## OBJECTIVE
Retype every line from the start of the data down to and including the line with "fig = plt.figure(figsize=(W". Skip the pictures.

-- START PROVIDED MATERIAL --

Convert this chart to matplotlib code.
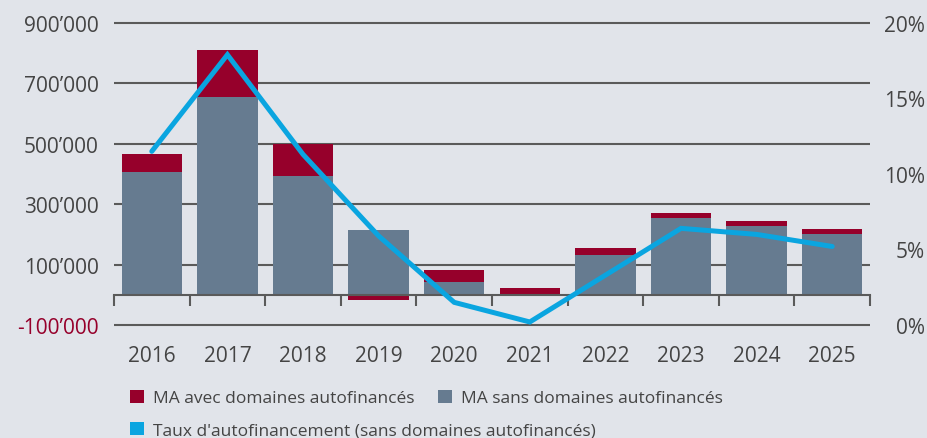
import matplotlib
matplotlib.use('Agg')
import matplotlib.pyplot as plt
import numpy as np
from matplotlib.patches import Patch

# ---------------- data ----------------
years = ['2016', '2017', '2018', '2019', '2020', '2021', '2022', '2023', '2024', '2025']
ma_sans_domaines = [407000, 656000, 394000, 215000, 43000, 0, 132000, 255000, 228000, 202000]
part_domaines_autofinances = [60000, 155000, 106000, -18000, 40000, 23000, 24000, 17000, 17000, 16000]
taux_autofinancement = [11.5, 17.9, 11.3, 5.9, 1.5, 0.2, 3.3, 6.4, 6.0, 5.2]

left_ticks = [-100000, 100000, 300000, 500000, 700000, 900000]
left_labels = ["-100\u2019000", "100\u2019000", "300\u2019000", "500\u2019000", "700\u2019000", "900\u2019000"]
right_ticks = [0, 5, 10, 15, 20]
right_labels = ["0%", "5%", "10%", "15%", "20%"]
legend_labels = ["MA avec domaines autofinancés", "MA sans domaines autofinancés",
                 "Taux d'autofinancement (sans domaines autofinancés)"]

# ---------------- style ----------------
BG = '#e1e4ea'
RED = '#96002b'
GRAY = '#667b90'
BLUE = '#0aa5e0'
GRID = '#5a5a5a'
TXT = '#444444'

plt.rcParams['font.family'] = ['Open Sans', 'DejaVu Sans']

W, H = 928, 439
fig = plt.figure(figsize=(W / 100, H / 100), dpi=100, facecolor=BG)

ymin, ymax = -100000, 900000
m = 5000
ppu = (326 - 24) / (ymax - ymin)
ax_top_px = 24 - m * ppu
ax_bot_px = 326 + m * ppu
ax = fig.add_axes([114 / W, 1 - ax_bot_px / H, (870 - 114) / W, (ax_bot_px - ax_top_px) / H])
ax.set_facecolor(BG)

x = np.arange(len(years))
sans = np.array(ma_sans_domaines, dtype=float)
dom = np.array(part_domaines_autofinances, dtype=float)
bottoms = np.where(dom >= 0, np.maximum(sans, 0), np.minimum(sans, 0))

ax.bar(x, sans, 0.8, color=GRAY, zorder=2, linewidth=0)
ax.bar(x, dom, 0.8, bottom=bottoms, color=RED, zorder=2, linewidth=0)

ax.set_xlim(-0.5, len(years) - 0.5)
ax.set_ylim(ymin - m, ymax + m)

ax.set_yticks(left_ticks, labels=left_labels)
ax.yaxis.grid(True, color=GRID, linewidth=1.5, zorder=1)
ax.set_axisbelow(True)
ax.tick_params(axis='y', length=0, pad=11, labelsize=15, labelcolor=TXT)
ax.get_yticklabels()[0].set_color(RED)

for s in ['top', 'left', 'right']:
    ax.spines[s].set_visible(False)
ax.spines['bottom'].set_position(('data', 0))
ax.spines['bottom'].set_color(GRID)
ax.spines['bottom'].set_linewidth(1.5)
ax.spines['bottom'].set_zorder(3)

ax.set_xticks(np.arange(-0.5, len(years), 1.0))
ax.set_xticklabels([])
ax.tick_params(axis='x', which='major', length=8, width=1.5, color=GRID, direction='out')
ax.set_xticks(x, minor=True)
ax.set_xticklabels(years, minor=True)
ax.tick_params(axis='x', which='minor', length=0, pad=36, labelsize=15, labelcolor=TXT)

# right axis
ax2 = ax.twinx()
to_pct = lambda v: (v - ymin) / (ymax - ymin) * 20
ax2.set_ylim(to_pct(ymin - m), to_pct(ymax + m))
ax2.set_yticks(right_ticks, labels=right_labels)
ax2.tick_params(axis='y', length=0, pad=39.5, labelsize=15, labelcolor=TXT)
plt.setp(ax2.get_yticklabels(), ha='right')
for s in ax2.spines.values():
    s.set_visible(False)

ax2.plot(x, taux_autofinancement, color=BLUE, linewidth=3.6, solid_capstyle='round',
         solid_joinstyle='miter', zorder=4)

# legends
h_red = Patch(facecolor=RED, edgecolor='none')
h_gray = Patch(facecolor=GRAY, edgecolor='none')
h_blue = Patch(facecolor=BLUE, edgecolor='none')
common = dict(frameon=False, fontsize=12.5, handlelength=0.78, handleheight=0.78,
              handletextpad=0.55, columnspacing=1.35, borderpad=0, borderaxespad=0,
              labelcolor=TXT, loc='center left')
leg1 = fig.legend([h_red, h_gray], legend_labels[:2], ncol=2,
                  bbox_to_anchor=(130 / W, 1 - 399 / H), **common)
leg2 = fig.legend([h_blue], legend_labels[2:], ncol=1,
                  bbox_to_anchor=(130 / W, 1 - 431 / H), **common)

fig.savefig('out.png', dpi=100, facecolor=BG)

-- END PROVIDED MATERIAL --

## OUTPUT FOR THIS TASK
Convert this chart to matplotlib code.
import matplotlib
matplotlib.use('Agg')
import matplotlib.pyplot as plt
import numpy as np
from matplotlib.patches import Patch

# ---------------- data ----------------
years = ['2016', '2017', '2018', '2019', '2020', '2021', '2022', '2023', '2024', '2025']
ma_sans_domaines = [407000, 656000, 394000, 215000, 43000, 0, 132000, 255000, 228000, 202000]
part_domaines_autofinances = [60000, 155000, 106000, -18000, 40000, 23000, 24000, 17000, 17000, 16000]
taux_autofinancement = [11.5, 17.9, 11.3, 5.9, 1.5, 0.2, 3.3, 6.4, 6.0, 5.2]

left_ticks = [-100000, 100000, 300000, 500000, 700000, 900000]
left_labels = ["-100\u2019000", "100\u2019000", "300\u2019000", "500\u2019000", "700\u2019000", "900\u2019000"]
right_ticks = [0, 5, 10, 15, 20]
right_labels = ["0%", "5%", "10%", "15%", "20%"]
legend_labels = ["MA avec domaines autofinancés", "MA sans domaines autofinancés",
                 "Taux d'autofinancement (sans domaines autofinancés)"]

# ---------------- style ----------------
BG = '#e1e4ea'
RED = '#96002b'
GRAY = '#667b90'
BLUE = '#0aa5e0'
GRID = '#5a5a5a'
TXT = '#444444'

plt.rcParams['font.family'] = ['Open Sans', 'DejaVu Sans']

W, H = 928, 439
fig = plt.figure(figsize=(W / 100, H / 100), dpi=100, facecolor=BG)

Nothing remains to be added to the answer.